• _INSTRUCTION_
Transcribe the full listing exactly, and drop every picture.

• _DATASET EXTRACT_

§

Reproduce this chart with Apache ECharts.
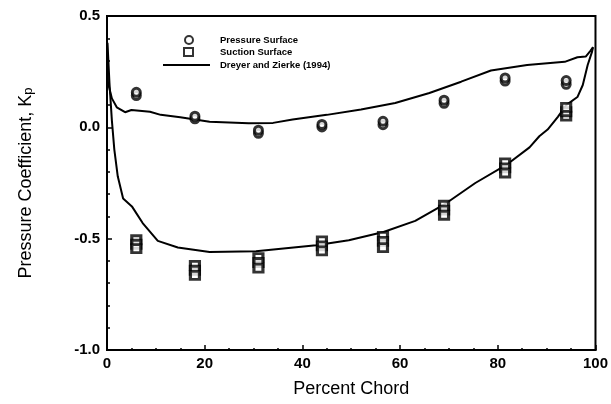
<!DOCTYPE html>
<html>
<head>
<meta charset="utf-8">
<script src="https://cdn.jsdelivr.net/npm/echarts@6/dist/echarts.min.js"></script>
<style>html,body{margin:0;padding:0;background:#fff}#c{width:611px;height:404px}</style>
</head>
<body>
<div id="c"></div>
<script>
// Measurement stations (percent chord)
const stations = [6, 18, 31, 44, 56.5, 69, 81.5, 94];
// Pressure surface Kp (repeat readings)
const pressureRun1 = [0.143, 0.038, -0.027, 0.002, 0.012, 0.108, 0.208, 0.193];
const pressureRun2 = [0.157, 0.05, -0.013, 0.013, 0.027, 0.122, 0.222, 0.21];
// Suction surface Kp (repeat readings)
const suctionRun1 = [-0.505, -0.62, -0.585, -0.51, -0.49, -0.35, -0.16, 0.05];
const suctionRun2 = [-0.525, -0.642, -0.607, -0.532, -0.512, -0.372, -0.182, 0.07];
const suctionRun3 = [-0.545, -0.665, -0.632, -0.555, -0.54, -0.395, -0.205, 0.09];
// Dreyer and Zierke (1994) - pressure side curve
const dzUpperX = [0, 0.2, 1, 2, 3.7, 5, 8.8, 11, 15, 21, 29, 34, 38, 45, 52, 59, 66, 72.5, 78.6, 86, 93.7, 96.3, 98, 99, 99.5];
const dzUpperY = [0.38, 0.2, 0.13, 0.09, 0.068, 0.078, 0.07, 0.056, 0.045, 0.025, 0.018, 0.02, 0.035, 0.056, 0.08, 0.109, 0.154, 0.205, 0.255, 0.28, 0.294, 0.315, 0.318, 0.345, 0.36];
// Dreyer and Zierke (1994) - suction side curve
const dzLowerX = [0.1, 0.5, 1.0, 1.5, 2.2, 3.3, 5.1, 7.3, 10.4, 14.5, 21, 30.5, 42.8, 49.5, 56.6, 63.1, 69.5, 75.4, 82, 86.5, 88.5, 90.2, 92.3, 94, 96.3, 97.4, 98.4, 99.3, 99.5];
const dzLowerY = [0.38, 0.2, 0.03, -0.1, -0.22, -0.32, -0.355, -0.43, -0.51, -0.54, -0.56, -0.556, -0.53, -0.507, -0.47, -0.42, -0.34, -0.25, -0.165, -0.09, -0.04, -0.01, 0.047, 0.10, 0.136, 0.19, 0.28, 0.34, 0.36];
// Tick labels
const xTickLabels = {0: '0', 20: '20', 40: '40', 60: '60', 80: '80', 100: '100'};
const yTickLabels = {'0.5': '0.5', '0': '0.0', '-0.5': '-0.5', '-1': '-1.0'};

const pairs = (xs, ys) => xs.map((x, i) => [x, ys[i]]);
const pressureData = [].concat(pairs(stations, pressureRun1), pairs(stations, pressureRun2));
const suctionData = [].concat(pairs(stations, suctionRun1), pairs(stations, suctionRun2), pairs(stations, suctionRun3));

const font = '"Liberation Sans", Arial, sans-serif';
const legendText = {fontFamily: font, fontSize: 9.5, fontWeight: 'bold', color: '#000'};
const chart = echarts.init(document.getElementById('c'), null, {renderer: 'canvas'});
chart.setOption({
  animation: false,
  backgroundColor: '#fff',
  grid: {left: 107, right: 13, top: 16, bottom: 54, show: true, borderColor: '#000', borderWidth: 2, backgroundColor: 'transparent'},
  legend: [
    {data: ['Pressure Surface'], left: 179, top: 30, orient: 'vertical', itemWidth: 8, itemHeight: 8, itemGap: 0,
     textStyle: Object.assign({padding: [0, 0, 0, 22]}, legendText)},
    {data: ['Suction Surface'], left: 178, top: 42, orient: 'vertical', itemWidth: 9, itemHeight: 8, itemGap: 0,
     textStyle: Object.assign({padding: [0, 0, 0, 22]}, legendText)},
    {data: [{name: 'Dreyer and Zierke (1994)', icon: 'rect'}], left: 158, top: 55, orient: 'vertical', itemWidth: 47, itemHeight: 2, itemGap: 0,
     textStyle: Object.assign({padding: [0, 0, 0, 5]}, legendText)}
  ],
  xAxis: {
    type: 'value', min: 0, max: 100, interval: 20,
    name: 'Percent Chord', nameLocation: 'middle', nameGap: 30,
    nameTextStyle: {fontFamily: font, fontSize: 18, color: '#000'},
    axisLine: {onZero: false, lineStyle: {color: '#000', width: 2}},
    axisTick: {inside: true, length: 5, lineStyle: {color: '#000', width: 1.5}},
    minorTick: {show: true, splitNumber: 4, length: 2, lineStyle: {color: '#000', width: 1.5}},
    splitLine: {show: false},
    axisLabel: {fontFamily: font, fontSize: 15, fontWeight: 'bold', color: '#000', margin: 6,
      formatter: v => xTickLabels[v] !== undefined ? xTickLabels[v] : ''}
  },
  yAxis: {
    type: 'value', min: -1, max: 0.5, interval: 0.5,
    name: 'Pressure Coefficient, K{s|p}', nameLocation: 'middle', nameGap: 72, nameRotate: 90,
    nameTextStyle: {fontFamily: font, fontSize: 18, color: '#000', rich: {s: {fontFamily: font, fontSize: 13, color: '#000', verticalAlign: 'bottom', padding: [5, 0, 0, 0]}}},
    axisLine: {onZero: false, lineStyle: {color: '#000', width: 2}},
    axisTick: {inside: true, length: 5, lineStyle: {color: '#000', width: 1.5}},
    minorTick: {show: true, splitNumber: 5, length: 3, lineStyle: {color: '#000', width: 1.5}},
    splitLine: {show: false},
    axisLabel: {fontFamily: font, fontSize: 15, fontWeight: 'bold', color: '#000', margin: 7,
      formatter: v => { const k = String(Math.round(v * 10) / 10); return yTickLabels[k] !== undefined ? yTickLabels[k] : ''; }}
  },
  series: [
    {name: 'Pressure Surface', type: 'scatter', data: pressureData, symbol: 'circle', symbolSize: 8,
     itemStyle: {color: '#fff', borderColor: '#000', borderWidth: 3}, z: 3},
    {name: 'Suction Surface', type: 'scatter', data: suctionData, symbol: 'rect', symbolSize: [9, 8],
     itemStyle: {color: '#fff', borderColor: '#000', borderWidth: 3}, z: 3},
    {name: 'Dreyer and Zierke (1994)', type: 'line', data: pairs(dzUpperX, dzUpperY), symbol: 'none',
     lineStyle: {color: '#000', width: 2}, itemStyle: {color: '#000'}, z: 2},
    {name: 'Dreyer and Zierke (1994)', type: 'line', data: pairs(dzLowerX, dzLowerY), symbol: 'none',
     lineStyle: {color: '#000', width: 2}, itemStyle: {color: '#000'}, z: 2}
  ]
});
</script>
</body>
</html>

§

• _OUTPUT FOR THIS EXERCISE_
Reproduce this chart with Apache ECharts.
<!DOCTYPE html>
<html>
<head>
<meta charset="utf-8">
<script src="https://cdn.jsdelivr.net/npm/echarts@6/dist/echarts.min.js"></script>
<style>html,body{margin:0;padding:0;background:#fff}#c{width:611px;height:404px}</style>
</head>
<body>
<div id="c"></div>
<script>
// Measurement stations (percent chord)
const stations = [6, 18, 31, 44, 56.5, 69, 81.5, 94];
// Pressure surface Kp (repeat readings)
const pressureRun1 = [0.143, 0.038, -0.027, 0.002, 0.012, 0.108, 0.208, 0.193];
const pressureRun2 = [0.157, 0.05, -0.013, 0.013, 0.027, 0.122, 0.222, 0.21];
// Suction surface Kp (repeat readings)
const suctionRun1 = [-0.505, -0.62, -0.585, -0.51, -0.49, -0.35, -0.16, 0.05];
const suctionRun2 = [-0.525, -0.642, -0.607, -0.532, -0.512, -0.372, -0.182, 0.07];
const suctionRun3 = [-0.545, -0.665, -0.632, -0.555, -0.54, -0.395, -0.205, 0.09];
// Dreyer and Zierke (1994) - pressure side curve
const dzUpperX = [0, 0.2, 1, 2, 3.7, 5, 8.8, 11, 15, 21, 29, 34, 38, 45, 52, 59, 66, 72.5, 78.6, 86, 93.7, 96.3, 98, 99, 99.5];
const dzUpperY = [0.38, 0.2, 0.13, 0.09, 0.068, 0.078, 0.07, 0.056, 0.045, 0.025, 0.018, 0.02, 0.035, 0.056, 0.08, 0.109, 0.154, 0.205, 0.255, 0.28, 0.294, 0.315, 0.318, 0.345, 0.36];
// Dreyer and Zierke (1994) - suction side curve
const dzLowerX = [0.1, 0.5, 1.0, 1.5, 2.2, 3.3, 5.1, 7.3, 10.4, 14.5, 21, 30.5, 42.8, 49.5, 56.6, 63.1, 69.5, 75.4, 82, 86.5, 88.5, 90.2, 92.3, 94, 96.3, 97.4, 98.4, 99.3, 99.5];
const dzLowerY = [0.38, 0.2, 0.03, -0.1, -0.22, -0.32, -0.355, -0.43, -0.51, -0.54, -0.56, -0.556, -0.53, -0.507, -0.47, -0.42, -0.34, -0.25, -0.165, -0.09, -0.04, -0.01, 0.047, 0.10, 0.136, 0.19, 0.28, 0.34, 0.36];
// Tick labels
const xTickLabels = {0: '0', 20: '20', 40: '40', 60: '60', 80: '80', 100: '100'};
const yTickLabels = {'0.5': '0.5', '0': '0.0', '-0.5': '-0.5', '-1': '-1.0'};

const pairs = (xs, ys) => xs.map((x, i) => [x, ys[i]]);
const pressureData = [].concat(pairs(stations, pressureRun1), pairs(stations, pressureRun2));
const suctionData = [].concat(pairs(stations, suctionRun1), pairs(stations, suctionRun2), pairs(stations, suctionRun3));

const font = '"Liberation Sans", Arial, sans-serif';
const legendText = {fontFamily: font, fontSize: 9.5, fontWeight: 'bold', color: '#000'};
const chart = echarts.init(document.getElementById('c'), null, {renderer: 'canvas'});
chart.setOption({
  animation: false,
  backgroundColor: '#fff',
  grid: {left: 107, right: 13, top: 16, bottom: 54, show: true, borderColor: '#000', borderWidth: 2, backgroundColor: 'transparent'},
  legend: [
    {data: ['Pressure Surface'], left: 179, top: 30, orient: 'vertical', itemWidth: 8, itemHeight: 8, itemGap: 0,
     textStyle: Object.assign({padding: [0, 0, 0, 22]}, legendText)},
    {data: ['Suction Surface'], left: 178, top: 42, orient: 'vertical', itemWidth: 9, itemHeight: 8, itemGap: 0,
     textStyle: Object.assign({padding: [0, 0, 0, 22]}, legendText)},
    {data: [{name: 'Dreyer and Zierke (1994)', icon: 'rect'}], left: 158, top: 55, orient: 'vertical', itemWidth: 47, itemHeight: 2, itemGap: 0,
     textStyle: Object.assign({padding: [0, 0, 0, 5]}, legendText)}
  ],
  xAxis: {
    type: 'value', min: 0, max: 100, interval: 20,
    name: 'Percent Chord', nameLocation: 'middle', nameGap: 30,
    nameTextStyle: {fontFamily: font, fontSize: 18, color: '#000'},
    axisLine: {onZero: false, lineStyle: {color: '#000', width: 2}},
    axisTick: {inside: true, length: 5, lineStyle: {color: '#000', width: 1.5}},
    minorTick: {show: true, splitNumber: 4, length: 2, lineStyle: {color: '#000', width: 1.5}},
    splitLine: {show: false},
    axisLabel: {fontFamily: font, fontSize: 15, fontWeight: 'bold', color: '#000', margin: 6,
      formatter: v => xTickLabels[v] !== undefined ? xTickLabels[v] : ''}
  },
  yAxis: {
    type: 'value', min: -1, max: 0.5, interval: 0.5,
    name: 'Pressure Coefficient, K{s|p}', nameLocation: 'middle', nameGap: 72, nameRotate: 90,
    nameTextStyle: {fontFamily: font, fontSize: 18, color: '#000', rich: {s: {fontFamily: font, fontSize: 13, color: '#000', verticalAlign: 'bottom', padding: [5, 0, 0, 0]}}},
    axisLine: {onZero: false, lineStyle: {color: '#000', width: 2}},
    axisTick: {inside: true, length: 5, lineStyle: {color: '#000', width: 1.5}},
    minorTick: {show: true, splitNumber: 5, length: 3, lineStyle: {color: '#000', width: 1.5}},
    splitLine: {show: false},
    axisLabel: {fontFamily: font, fontSize: 15, fontWeight: 'bold', color: '#000', margin: 7,
      formatter: v => { const k = String(Math.round(v * 10) / 10); return yTickLabels[k] !== undefined ? yTickLabels[k] : ''; }}
  },
  series: [
    {name: 'Pressure Surface', type: 'scatter', data: pressureData, symbol: 'circle', symbolSize: 8,
     itemStyle: {color: '#fff', borderColor: '#000', borderWidth: 3}, z: 3},
    {name: 'Suction Surface', type: 'scatter', data: suctionData, symbol: 'rect', symbolSize: [9, 8],
     itemStyle: {color: '#fff', borderColor: '#000', borderWidth: 3}, z: 3},
    {name: 'Dreyer and Zierke (1994)', type: 'line', data: pairs(dzUpperX, dzUpperY), symbol: 'none',
     lineStyle: {color: '#000', width: 2}, itemStyle: {color: '#000'}, z: 2},
    {name: 'Dreyer and Zierke (1994)', type: 'line', data: pairs(dzLowerX, dzLowerY), symbol: 'none',
     lineStyle: {color: '#000', width: 2}, itemStyle: {color: '#000'}, z: 2}
  ]
});
</script>
</body>
</html>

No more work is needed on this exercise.